Computer coding savants fueled by pizza, beer and rock music turned Yahoo's campus into a zany warren of online creativity at the Internet giant's first-ever all night hack-a-thon.
Software rebels traveled from as far as Australia and Canada to tear-apart, reconstruct and "mash up" the Internet search giant's applications at a 24-hour "hackfest" that ended on Saturday.
"This is the center of the Internet universe," Jason Barnes said as he and two other "Web2.0 Specialists" from the western Canadian city of Vancouver hacked on laptops in a booth in a Yahoo cafeteria dubbed "URL Cafe."
PHOTO: AFP
"All the energy and innovation that is here. If you loved the idea of space travel and had the chance to get aboard a space ship, wouldn't you go?" he said.
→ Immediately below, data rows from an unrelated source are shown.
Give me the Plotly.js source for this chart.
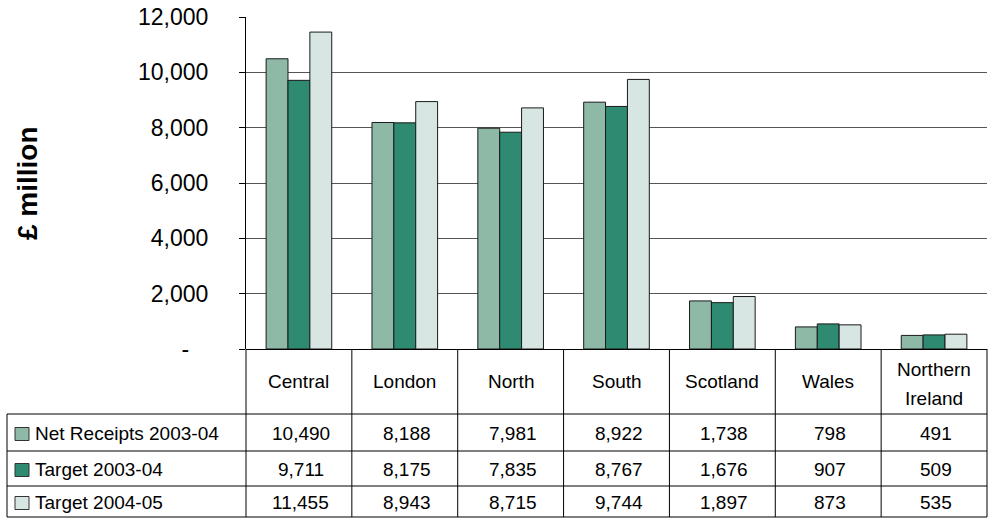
<!DOCTYPE html>
<html><head><meta charset="utf-8">
<script src="https://cdn.plot.ly/plotly-3.0.1.min.js"></script>
<style>html,body{margin:0;padding:0;background:#fff}#chart{width:990px;height:518px}</style>
</head><body><div id="chart"></div>
<script>
// ---- data ----
const categories = ['Central','London','North','South','Scotland','Wales','Northern Ireland'];
const headerLabels = ['Central','London','North','South','Scotland','Wales','Northern<br>Ireland'];
const seriesNames = ['Net Receipts 2003-04','Target 2003-04','Target 2004-05'];
const netReceipts0304 = [10490, 8188, 7981, 8922, 1738, 798, 491];
const target0304 = [9711, 8175, 7835, 8767, 1676, 907, 509];
const target0405 = [11455, 8943, 8715, 9744, 1897, 873, 535];
const yTickVals = [0, 2000, 4000, 6000, 8000, 10000, 12000];
const yTickText = ['-\u00a0\u00a0\u00a0', '2,000', '4,000', '6,000', '8,000', '10,000', '12,000'];
const yTitle = '£ million';

// ---- style ----
const colors = ['#8DB9A6', '#2E8B71', '#D7E6E2'];
const FONT = 'Arial, "Liberation Sans", sans-serif';
const W = 990, H = 518, L = 246, R = 3, T = 17, B = 169;
const pw = W - L - R, ph = H - T - B;
const px = x => (x - L) / pw;
const py = y => (T + ph - y) / ph;

const seriesValues = [netReceipts0304, target0304, target0405];
const traces = seriesValues.map((vals, i) => ({
  type: 'bar', x: categories, y: vals, name: seriesNames[i],
  marker: {color: colors[i], line: {color: '#1a1a1a', width: 1}},
  hoverinfo: 'x+y+name'
}));

const shapes = [];
const annotations = [];
const line = (x0, y0, x1, y1) => shapes.push({type: 'line', xref: 'paper', yref: 'paper',
  x0: px(x0), y0: py(y0), x1: px(x1), y1: py(y1), line: {color: '#000', width: 1}});

const n = categories.length;
const colX = k => L + k * pw / n;
const tableLeft = 7, tableBottom = 517;
const rowEdges = [414, 451, 486, 517];
// table horizontal lines
rowEdges.forEach(y => line(tableLeft, y, W - R, y));
// vertical lines
for (let k = 1; k <= n; k++) line(colX(k), 349, colX(k), tableBottom);
line(L, 349, L, tableBottom);
line(tableLeft, 414, tableLeft, tableBottom);

// header labels (two-line labels get a wider line spacing, as in the original)
headerLabels.forEach((lab, k) => {
  const parts = lab.split('<br>');
  const ys = parts.length === 1 ? [382] : [370, 398];
  parts.forEach((p, j) => annotations.push({
    xref: 'paper', yref: 'paper', x: px(colX(k + 0.5)), y: py(ys[j]),
    text: p, showarrow: false, xanchor: 'center', yanchor: 'middle',
    font: {family: FONT, size: 19, color: '#000'}
  }));
});

// rows
seriesValues.forEach((vals, r) => {
  const yc = (rowEdges[r] + rowEdges[r + 1]) / 2 + 1;
  vals.forEach((v, k) => annotations.push({
    xref: 'paper', yref: 'paper', x: px(colX(k + 0.5) + 2), y: py(yc),
    text: v.toLocaleString('en-US'), showarrow: false, xanchor: 'center', yanchor: 'middle',
    font: {family: FONT, size: 19, color: '#000'}
  }));
  annotations.push({
    xref: 'paper', yref: 'paper', x: px(33), y: py(yc),
    text: seriesNames[r], showarrow: false, xanchor: 'left', yanchor: 'middle',
    font: {family: FONT, size: 19, color: '#000'}
  });
  shapes.push({type: 'rect', xref: 'paper', yref: 'paper',
    x0: px(15), x1: px(29), y0: py(yc - 6), y1: py(yc + 7),
    fillcolor: colors[r], line: {color: '#333', width: 1}});
});

// y title
annotations.push({
  xref: 'paper', yref: 'paper', x: px(27), y: py(183), textangle: -90,
  text: '<b>' + yTitle + '</b>', showarrow: false, xanchor: 'center', yanchor: 'middle',
  font: {family: FONT, size: 28, color: '#000'}
});

const layout = {
  width: W, height: H,
  margin: {l: L, r: R, t: T, b: B, pad: 0},
  paper_bgcolor: '#fff', plot_bgcolor: '#fff',
  barmode: 'group', bargap: 0.38, bargroupgap: 0,
  showlegend: false,
  font: {family: FONT, color: '#000'},
  xaxis: {type: 'category', showticklabels: false, ticks: '', showgrid: false,
          showline: false, zeroline: false, fixedrange: true},
  yaxis: {range: [0, 12000], tickvals: yTickVals, ticktext: yTickText,
          ticks: 'outside', ticklen: 6, tickcolor: '#000', tickwidth: 1,
          showline: true, linecolor: '#000', linewidth: 1,
          showgrid: true, gridcolor: '#555', gridwidth: 1,
          zeroline: true, zerolinecolor: '#000', zerolinewidth: 1,
          ticklabelstandoff: 26,
          tickfont: {family: FONT, size: 23, color: '#000'}, fixedrange: true},
  shapes: shapes, annotations: annotations
};

Plotly.newPlot('chart', traces, layout, {displayModeBar: false, staticPlot: true});
</script>
</body></html>
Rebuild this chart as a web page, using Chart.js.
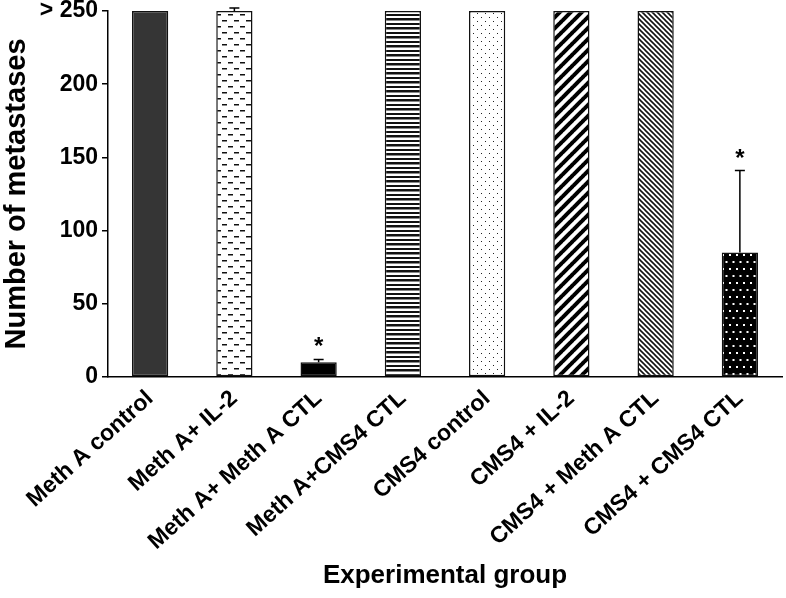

A tent village formed on lush grass in the Yahoo courtyard by sundown on Friday as some 500 hackers broke into clusters and cadres in nooks, corners, booths and rooms in the cafeteria building.
Yahoo's "Hack Day" launched with an outdoor performance by rock singer Beck, who got the throng bouncing with a brash collage of songs and genres that eventually triggered a body-bashing "mosh pit."
Hansen lingered afterward for a glimpse of what hackers were working on, telling Diana Eng her "Blogging in Motion" team project was "cool" and autographing a hacker's laptop with the message "MTV makes me want to hack."
Eng was using a sewing machine to make a handbag designed to conceal a mobile telephone camera being modified by teammate Emily Albinski to chronicle a user's day in images.
Pictures would be automatically taken at chosen distance intervals and then posted almost instantly on Web blogs via Yahoo's photo-sharing Web site Flickr.
"It's a whole lot of fun," said Eng, whose team came from New York City.
"Where else would we have a chance to build an application with Yahoo's help, and all these guys," she added with a wave at two engineers who whipped pulled up chairs and began to pitch in.
A short distance away, Jesse Zbikowski sat wearing oversized white-rim eyeglasses, a stained blue dress shirt, a tie, wrinkled pants and high-top Converse sneakers, one pink and the other yellow.
He sipped whiskey from a Styrofoam cup as he sat on a hallway couch and eyed the computer on his lap.
"Hacking is about taking what is out there and putting it together in interesting new ways," Zbikowski said.
Qingfen Huang and Kristopher Tate hacked Yahoo Messenger to automatically translate Asian language messages to English.
The Canadian team worked through the night to mash Yahoo calendar, map and Flickr software with original photos and video.
In the high-ceiling cafe some hackers shot at each other with foam pellet rifles as their more industrious peers hacked away.
The only onus Yahoo put on hackers was that they demonstrate their creations for all to see when the deadline arrived on Saturday. A panel of judges rated the hacks, looking for programing stars.
"The story is simple," Yahoo strategies vice president Bradley Horowitz said amid a sea of bleary-eyed hackers. "A bunch of people had a great time hacking stuff."